Quote all lines below exactly. Images stay out.

-- start --

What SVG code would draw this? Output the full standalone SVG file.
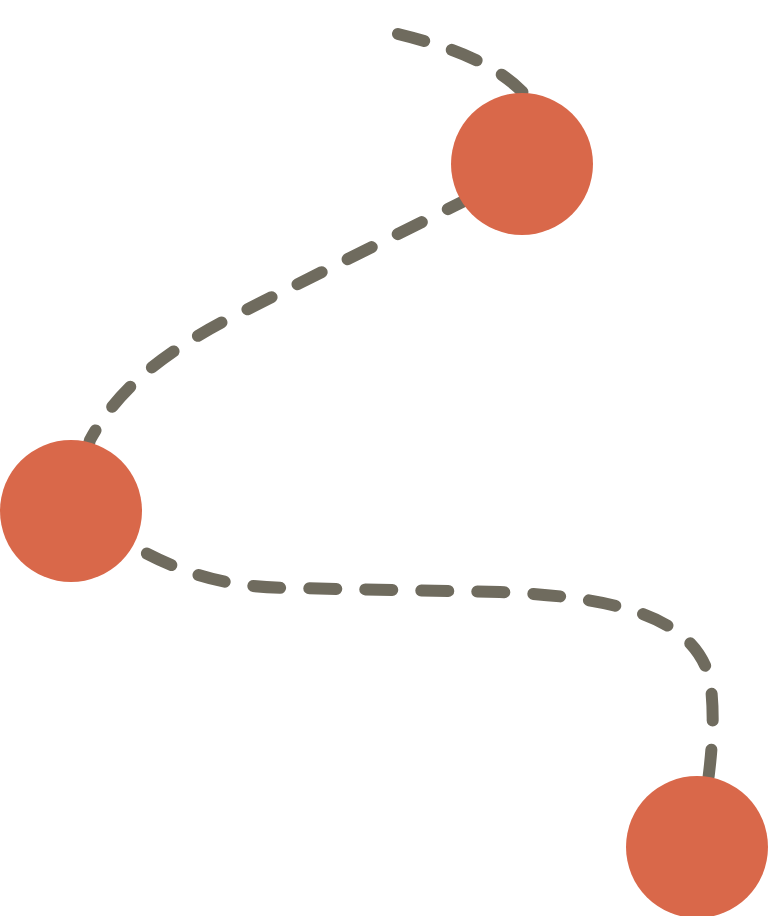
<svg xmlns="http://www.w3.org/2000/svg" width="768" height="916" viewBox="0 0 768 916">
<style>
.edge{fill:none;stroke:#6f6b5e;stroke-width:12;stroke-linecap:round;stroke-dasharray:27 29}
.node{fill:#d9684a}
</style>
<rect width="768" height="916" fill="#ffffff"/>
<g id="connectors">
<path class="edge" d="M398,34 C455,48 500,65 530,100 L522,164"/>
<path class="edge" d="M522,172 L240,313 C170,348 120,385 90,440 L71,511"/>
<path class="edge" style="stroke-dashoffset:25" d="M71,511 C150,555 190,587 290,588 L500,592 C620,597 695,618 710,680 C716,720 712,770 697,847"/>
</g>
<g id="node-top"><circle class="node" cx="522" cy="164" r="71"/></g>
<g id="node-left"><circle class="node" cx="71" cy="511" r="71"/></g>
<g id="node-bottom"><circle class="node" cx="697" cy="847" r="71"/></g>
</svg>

-- end --

--- Output of the task ---
What SVG code would draw this? Output the full standalone SVG file.
<svg xmlns="http://www.w3.org/2000/svg" width="768" height="916" viewBox="0 0 768 916">
<style>
.edge{fill:none;stroke:#6f6b5e;stroke-width:12;stroke-linecap:round;stroke-dasharray:27 29}
.node{fill:#d9684a}
</style>
<rect width="768" height="916" fill="#ffffff"/>
<g id="connectors">
<path class="edge" d="M398,34 C455,48 500,65 530,100 L522,164"/>
<path class="edge" d="M522,172 L240,313 C170,348 120,385 90,440 L71,511"/>
<path class="edge" style="stroke-dashoffset:25" d="M71,511 C150,555 190,587 290,588 L500,592 C620,597 695,618 710,680 C716,720 712,770 697,847"/>
</g>
<g id="node-top"><circle class="node" cx="522" cy="164" r="71"/></g>
<g id="node-left"><circle class="node" cx="71" cy="511" r="71"/></g>
<g id="node-bottom"><circle class="node" cx="697" cy="847" r="71"/></g>
</svg>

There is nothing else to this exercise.